Prep 45 mins
Cook 15 mins
I am not a fan of pickles, so I always volunteer to take this salad to picnics and BBQ's so I know I can have potato salad with my Q. This recipe is not gloopy at all. The bacon is optional. I generally use either green onions or celery, but never both and garnish with a dusting of smoked paprika.
- 8 medium yukon gold potatoes
- 29.58 ml olive oil
- 7.39 ml kosher salt
- 4 eggs
- 4 slice bacon
- 44.37 ml lemon juice
- 14.79 ml white wine vinegar
- 236.59 ml mayonnaise
- 1 bunch green onions, sliced or 3 stalk celery, thinly sliced
- 1.23 ml black pepper, freshly ground
- Scrub the potatoes and slice in half.
- Drizzle olive oil on a jelly roll pan and sprinkle with salt. Lay potatoes cut side down and swish around a bit to coat with oil.
- Bake at 400 degrees until easily pierced with a knife - 30-40 minutes.
- Meanwhile, place eggs in a pot and put in enough cold water to cover by one inch. Bring to a slow boil. Once water has boiled, cover and remove from heat. Let sit 12 minutes and then drain and run cold water over the eggs for about a minute.

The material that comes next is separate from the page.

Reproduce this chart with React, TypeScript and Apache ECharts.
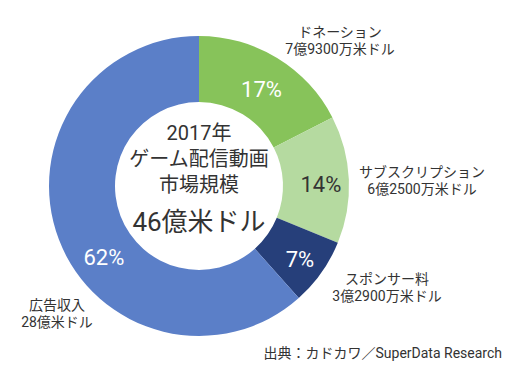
import React, { useEffect, useRef } from "react";
import * as echarts from "echarts";

const categories = ["ドネーション", "サブスクリプション", "スポンサー料", "広告収入"];
const amountLabels = ["7億9300万米ドル", "6億2500万米ドル", "3億2900万米ドル", "28億米ドル"];
const values = [7.93, 6.25, 3.29, 28];
const percentLabels = ["17%", "14%", "7%", "62%"];
const colors = ["#87C35A", "#B5DAA0", "#263F7A", "#5B7FC8"];
const percentColors = ["#ffffff", "#333333", "#ffffff", "#ffffff"];
const centerLines = ["2017年", "ゲーム配信動画", "市場規模"];
const centerTotal = "46億米ドル";
const sourceText = "出典：カドカワ／SuperData Research";

const FONT = "Roboto, 'Noto Sans CJK JP', sans-serif";
const outerLabelPos = [
  [340, 40],
  [422, 180],
  [387, 287],
  [57, 313],
];

export default function App() {
  const ref = useRef<HTMLDivElement>(null);
  useEffect(() => {
    if (!ref.current) return;
    const chart = echarts.init(ref.current, undefined, { renderer: "svg" });
    const shifts: number[][] = [
      [0, 6],
      [2, 4],
      [3, 4],
      [17, 29],
    ];
    chart.setOption({
      animation: false,
      backgroundColor: "#ffffff",
      series: [
        {
          type: "pie",
          center: [199, 186],
          radius: [84, 150],
          startAngle: 90,
          clockwise: true,
          silent: true,
          labelLine: { show: false },
          labelLayout: (p: any) => ({ dx: shifts[p.dataIndex][0], dy: shifts[p.dataIndex][1] }),
          data: values.map((v, i) => ({
            value: v,
            name: categories[i],
            itemStyle: { color: colors[i] },
            label: {
              show: true,
              position: "inside",
              formatter: percentLabels[i],
              color: percentColors[i],
              fontSize: 22,
              fontFamily: FONT,
            },
          })),
        },
      ],
      graphic: [
        ...categories.map((c, i) => ({
          type: "text",
          x: outerLabelPos[i][0],
          y: outerLabelPos[i][1],
          style: {
            text: c + "\n" + amountLabels[i],
            fill: "#333333",
            font: `14px ${FONT}`,
            lineHeight: 17,
            align: "center",
            verticalAlign: "middle",
          },
        })),
        ...centerLines.map((t, i) => ({
          type: "text",
          x: 199,
          y: 133 + i * 26,
          style: {
            text: t,
            fill: "#333333",
            font: `20px ${FONT}`,
            align: "center",
            verticalAlign: "middle",
          },
        })),
        {
          type: "text",
          x: 199,
          y: 222,
          style: {
            text: centerTotal,
            fill: "#333333",
            font: `26px ${FONT}`,
            align: "center",
            verticalAlign: "middle",
          },
        },
        {
          type: "text",
          x: 502,
          y: 353,
          style: {
            text: sourceText,
            fill: "#333333",
            font: `14px ${FONT}`,
            align: "right",
            verticalAlign: "middle",
          },
        },
      ],
    });
    return () => chart.dispose();
  }, []);
  return <div ref={ref} style={{ width: 512, height: 377, position: "absolute", left: 0, top: 0 }} />;
}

- Cut bacon into a dice and fry until crumbly. Remove bacon with a slotted spoon and place on paper towells to drain. Reserve a Tbsp of drippings.
- When the potatoes are ready, remove from oven and cool just until you can work with them witout swearing :) Cut the potatoes into cubes and place in a bowl.
- Sprinkle the lemon juice (from one lemon), the vinegar and the reserved drippings over the potatoes and toss. Set aside to cool for a bit while you slice the vegetables and peel and dice the eggs.
- Mix the remaining ingredients together, adding just enough mayo to hold everything together and mix, smashing some of the potatoes with the back of the spoon to add texture. Season to taste with the pepper and more salt if necessary.